*GIVEN REQUEST:* Reproduce exactly and only the lines running from the one with "Write the Apache ECharts code for this chart." through the one with "6.16, 6.23, 6.23];", both end lines included.

*Source code of charts:*

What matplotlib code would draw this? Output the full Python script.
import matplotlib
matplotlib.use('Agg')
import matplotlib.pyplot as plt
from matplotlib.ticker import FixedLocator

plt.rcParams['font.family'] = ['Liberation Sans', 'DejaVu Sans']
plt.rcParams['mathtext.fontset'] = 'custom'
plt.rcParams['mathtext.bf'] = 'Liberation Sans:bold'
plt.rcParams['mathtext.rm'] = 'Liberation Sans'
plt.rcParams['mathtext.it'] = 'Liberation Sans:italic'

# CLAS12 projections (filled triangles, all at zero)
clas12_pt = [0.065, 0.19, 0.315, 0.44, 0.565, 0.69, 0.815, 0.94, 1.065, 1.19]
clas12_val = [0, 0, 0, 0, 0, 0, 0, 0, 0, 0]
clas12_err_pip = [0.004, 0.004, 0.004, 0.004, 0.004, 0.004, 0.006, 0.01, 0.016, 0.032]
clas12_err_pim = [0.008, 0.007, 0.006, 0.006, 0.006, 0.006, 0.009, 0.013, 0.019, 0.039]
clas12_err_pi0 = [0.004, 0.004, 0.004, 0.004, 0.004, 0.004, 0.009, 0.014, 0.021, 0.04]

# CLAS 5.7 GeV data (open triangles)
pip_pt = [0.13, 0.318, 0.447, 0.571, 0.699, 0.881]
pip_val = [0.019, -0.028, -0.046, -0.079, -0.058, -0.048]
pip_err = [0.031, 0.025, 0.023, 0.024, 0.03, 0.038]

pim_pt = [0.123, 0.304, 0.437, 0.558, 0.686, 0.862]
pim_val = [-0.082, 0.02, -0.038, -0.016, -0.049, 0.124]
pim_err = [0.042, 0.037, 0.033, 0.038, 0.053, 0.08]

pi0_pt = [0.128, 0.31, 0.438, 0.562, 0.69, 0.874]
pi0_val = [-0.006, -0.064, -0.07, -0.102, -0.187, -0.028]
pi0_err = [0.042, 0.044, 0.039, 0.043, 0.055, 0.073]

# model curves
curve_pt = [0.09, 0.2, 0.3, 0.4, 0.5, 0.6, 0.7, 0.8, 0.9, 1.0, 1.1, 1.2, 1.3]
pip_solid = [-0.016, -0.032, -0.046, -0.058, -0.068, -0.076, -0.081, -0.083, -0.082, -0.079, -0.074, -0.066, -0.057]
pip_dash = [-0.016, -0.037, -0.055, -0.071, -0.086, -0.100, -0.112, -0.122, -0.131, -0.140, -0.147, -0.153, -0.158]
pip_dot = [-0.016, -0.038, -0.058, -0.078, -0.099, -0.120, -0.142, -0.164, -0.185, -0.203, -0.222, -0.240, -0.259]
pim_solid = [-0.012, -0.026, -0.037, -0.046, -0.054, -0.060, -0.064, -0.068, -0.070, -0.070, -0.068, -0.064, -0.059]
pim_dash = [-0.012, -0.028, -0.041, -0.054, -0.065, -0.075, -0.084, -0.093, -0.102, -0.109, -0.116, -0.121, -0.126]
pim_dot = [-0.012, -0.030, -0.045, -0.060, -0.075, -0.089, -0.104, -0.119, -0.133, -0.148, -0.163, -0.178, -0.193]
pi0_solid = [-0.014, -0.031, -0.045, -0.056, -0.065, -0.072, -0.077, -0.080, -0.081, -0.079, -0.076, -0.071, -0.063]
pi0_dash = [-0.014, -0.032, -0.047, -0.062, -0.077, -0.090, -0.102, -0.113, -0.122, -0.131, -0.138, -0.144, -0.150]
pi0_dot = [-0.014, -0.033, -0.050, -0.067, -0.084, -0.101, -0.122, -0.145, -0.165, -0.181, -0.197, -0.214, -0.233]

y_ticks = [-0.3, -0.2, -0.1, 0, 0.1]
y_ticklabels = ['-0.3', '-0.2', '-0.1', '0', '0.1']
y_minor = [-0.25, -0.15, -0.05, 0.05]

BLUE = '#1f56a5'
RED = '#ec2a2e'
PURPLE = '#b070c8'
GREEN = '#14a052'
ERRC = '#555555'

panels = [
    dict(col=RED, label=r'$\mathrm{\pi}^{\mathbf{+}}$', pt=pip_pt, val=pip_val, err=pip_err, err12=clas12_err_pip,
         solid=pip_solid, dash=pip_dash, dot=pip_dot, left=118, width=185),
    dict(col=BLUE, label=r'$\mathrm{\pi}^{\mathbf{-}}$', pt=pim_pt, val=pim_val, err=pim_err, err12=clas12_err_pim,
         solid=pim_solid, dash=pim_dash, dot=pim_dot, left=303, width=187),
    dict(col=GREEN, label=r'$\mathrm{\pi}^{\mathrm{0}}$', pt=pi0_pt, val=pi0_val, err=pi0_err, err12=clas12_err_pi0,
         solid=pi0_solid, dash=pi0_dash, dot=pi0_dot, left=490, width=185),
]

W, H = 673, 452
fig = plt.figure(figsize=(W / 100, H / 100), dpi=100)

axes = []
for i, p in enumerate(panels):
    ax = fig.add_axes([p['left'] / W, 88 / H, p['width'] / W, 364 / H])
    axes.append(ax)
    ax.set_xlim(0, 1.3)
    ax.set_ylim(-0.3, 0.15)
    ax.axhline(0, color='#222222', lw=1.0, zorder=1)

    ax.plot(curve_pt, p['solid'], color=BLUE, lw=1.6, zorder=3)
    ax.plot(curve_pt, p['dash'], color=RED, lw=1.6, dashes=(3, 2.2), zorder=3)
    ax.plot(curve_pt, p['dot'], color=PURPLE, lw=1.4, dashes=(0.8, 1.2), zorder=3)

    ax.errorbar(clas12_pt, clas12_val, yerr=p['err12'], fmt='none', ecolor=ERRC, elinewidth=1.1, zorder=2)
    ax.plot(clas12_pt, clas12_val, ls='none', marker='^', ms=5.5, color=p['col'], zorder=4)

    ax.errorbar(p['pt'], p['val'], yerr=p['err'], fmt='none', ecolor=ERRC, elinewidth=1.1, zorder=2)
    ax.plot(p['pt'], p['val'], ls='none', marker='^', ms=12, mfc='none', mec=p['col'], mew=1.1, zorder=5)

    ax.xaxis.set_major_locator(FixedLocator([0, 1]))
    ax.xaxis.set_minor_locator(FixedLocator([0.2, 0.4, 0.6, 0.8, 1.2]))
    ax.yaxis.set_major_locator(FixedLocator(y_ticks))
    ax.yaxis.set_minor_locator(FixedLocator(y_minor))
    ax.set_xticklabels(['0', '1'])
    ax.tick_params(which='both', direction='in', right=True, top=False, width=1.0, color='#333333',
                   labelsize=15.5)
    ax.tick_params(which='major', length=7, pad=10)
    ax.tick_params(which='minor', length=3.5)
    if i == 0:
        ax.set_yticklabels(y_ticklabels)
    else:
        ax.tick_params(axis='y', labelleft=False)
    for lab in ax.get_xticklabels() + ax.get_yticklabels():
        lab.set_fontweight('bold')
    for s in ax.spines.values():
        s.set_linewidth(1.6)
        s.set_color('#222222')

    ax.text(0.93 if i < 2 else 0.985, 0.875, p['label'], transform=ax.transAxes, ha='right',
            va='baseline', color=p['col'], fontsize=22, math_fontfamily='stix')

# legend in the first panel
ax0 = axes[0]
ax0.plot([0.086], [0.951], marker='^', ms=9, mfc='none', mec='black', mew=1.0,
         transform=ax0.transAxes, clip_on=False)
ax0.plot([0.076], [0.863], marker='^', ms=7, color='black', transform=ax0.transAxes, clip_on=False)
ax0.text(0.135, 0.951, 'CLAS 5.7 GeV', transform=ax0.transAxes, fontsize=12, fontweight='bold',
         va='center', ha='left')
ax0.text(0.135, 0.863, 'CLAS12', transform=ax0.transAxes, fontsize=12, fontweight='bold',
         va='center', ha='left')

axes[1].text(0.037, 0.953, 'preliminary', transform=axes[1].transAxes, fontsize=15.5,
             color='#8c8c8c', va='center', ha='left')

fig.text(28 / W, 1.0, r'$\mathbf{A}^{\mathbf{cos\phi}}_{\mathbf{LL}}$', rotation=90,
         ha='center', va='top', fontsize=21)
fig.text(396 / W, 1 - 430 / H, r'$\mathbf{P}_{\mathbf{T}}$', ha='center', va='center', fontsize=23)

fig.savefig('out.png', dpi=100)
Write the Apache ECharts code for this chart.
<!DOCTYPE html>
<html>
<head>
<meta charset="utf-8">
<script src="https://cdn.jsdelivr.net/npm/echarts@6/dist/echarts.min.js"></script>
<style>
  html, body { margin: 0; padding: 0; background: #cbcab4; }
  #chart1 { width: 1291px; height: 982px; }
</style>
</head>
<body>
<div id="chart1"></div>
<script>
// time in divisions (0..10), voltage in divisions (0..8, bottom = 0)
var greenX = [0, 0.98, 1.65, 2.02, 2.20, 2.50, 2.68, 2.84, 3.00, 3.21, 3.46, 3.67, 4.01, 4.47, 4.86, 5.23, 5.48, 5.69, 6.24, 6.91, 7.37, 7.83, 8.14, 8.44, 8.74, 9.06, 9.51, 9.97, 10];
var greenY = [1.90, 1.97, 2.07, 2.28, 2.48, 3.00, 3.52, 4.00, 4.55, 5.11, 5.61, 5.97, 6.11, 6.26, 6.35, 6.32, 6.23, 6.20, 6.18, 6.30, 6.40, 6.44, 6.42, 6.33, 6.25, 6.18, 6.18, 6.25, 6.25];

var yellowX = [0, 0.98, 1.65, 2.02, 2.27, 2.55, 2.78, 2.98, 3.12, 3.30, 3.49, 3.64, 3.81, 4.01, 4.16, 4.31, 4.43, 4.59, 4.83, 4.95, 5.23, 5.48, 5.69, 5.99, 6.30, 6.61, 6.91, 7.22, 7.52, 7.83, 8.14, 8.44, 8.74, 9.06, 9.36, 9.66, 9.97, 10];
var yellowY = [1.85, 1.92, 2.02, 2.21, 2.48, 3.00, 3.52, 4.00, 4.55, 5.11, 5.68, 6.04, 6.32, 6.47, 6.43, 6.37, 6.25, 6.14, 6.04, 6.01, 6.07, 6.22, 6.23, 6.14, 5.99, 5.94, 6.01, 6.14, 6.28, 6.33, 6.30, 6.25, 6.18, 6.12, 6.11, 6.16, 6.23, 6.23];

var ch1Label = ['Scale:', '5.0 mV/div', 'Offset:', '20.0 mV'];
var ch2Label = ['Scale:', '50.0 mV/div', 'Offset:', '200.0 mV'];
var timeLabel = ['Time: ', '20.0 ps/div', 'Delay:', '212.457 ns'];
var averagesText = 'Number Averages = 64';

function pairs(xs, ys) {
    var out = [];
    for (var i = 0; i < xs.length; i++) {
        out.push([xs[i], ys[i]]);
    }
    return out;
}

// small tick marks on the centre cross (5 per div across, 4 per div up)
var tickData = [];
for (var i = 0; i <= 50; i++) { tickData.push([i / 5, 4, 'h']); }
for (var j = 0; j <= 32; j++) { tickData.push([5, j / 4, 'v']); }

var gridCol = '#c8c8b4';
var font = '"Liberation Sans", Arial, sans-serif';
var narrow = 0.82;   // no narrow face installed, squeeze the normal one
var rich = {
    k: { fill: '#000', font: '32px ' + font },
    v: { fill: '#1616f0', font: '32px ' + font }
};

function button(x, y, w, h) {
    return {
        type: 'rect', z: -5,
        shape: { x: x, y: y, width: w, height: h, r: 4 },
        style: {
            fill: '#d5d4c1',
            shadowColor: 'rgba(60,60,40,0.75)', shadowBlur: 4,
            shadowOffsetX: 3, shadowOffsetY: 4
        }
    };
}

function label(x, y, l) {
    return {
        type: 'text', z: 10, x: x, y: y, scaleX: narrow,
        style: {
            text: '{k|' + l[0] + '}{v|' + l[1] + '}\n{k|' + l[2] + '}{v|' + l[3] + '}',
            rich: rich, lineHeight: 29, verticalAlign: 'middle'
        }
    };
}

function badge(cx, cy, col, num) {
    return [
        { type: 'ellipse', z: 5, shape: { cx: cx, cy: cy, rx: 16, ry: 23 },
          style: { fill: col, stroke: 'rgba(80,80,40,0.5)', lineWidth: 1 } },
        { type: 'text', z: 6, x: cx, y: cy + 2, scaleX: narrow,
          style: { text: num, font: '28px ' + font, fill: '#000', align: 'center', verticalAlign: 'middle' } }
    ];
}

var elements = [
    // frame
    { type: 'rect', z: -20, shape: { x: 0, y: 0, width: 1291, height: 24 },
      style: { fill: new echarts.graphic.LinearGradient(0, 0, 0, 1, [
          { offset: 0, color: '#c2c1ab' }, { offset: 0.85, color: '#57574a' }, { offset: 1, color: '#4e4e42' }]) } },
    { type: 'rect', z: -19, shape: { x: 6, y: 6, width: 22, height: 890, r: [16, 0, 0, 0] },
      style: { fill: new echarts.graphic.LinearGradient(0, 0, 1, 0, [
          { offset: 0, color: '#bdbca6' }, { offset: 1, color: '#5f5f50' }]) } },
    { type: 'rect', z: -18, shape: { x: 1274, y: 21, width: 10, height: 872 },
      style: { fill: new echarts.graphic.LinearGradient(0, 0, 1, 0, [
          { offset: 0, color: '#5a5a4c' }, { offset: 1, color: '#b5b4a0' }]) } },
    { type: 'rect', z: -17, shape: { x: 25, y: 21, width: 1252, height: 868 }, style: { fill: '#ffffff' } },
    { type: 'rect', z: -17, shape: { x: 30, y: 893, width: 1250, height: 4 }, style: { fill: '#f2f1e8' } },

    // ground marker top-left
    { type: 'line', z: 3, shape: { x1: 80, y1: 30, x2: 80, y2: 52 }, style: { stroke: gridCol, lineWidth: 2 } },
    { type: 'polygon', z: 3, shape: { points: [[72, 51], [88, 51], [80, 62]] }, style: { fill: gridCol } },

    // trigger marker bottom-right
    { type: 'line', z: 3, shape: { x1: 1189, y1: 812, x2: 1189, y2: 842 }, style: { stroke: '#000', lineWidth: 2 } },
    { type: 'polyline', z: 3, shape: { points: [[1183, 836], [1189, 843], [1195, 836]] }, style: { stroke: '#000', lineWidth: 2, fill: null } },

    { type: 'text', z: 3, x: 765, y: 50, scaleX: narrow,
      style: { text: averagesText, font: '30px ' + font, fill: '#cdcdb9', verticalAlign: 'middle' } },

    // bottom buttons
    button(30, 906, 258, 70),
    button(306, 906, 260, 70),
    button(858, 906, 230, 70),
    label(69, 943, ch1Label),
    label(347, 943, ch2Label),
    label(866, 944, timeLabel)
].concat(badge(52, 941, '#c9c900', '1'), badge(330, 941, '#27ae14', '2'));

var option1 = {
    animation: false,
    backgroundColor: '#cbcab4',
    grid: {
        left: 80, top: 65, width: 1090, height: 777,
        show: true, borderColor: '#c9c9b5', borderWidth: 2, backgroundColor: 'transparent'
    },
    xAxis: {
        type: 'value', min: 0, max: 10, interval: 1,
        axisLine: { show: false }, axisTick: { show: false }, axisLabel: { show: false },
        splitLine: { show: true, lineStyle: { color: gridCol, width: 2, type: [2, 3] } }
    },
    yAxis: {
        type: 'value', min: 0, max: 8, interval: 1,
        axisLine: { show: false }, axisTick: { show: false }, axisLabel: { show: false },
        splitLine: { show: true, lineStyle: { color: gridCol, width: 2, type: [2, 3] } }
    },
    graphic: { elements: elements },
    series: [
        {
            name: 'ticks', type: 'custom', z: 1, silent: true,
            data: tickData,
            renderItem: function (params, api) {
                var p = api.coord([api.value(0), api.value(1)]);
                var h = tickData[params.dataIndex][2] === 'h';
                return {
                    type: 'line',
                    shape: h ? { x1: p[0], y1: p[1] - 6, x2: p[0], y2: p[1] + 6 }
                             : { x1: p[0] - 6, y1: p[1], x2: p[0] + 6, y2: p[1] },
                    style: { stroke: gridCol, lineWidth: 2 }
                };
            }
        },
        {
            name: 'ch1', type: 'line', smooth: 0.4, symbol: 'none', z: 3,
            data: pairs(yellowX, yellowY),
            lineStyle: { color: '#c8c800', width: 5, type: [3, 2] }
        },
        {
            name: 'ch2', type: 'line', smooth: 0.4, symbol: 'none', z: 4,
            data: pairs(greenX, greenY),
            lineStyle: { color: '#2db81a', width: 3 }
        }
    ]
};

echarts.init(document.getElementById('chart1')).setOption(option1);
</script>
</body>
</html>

*SOLUTION TO THE EXERCISE:*
Write the Apache ECharts code for this chart.
<!DOCTYPE html>
<html>
<head>
<meta charset="utf-8">
<script src="https://cdn.jsdelivr.net/npm/echarts@6/dist/echarts.min.js"></script>
<style>
  html, body { margin: 0; padding: 0; background: #cbcab4; }
  #chart1 { width: 1291px; height: 982px; }
</style>
</head>
<body>
<div id="chart1"></div>
<script>
// time in divisions (0..10), voltage in divisions (0..8, bottom = 0)
var greenX = [0, 0.98, 1.65, 2.02, 2.20, 2.50, 2.68, 2.84, 3.00, 3.21, 3.46, 3.67, 4.01, 4.47, 4.86, 5.23, 5.48, 5.69, 6.24, 6.91, 7.37, 7.83, 8.14, 8.44, 8.74, 9.06, 9.51, 9.97, 10];
var greenY = [1.90, 1.97, 2.07, 2.28, 2.48, 3.00, 3.52, 4.00, 4.55, 5.11, 5.61, 5.97, 6.11, 6.26, 6.35, 6.32, 6.23, 6.20, 6.18, 6.30, 6.40, 6.44, 6.42, 6.33, 6.25, 6.18, 6.18, 6.25, 6.25];

var yellowX = [0, 0.98, 1.65, 2.02, 2.27, 2.55, 2.78, 2.98, 3.12, 3.30, 3.49, 3.64, 3.81, 4.01, 4.16, 4.31, 4.43, 4.59, 4.83, 4.95, 5.23, 5.48, 5.69, 5.99, 6.30, 6.61, 6.91, 7.22, 7.52, 7.83, 8.14, 8.44, 8.74, 9.06, 9.36, 9.66, 9.97, 10];
var yellowY = [1.85, 1.92, 2.02, 2.21, 2.48, 3.00, 3.52, 4.00, 4.55, 5.11, 5.68, 6.04, 6.32, 6.47, 6.43, 6.37, 6.25, 6.14, 6.04, 6.01, 6.07, 6.22, 6.23, 6.14, 5.99, 5.94, 6.01, 6.14, 6.28, 6.33, 6.30, 6.25, 6.18, 6.12, 6.11, 6.16, 6.23, 6.23];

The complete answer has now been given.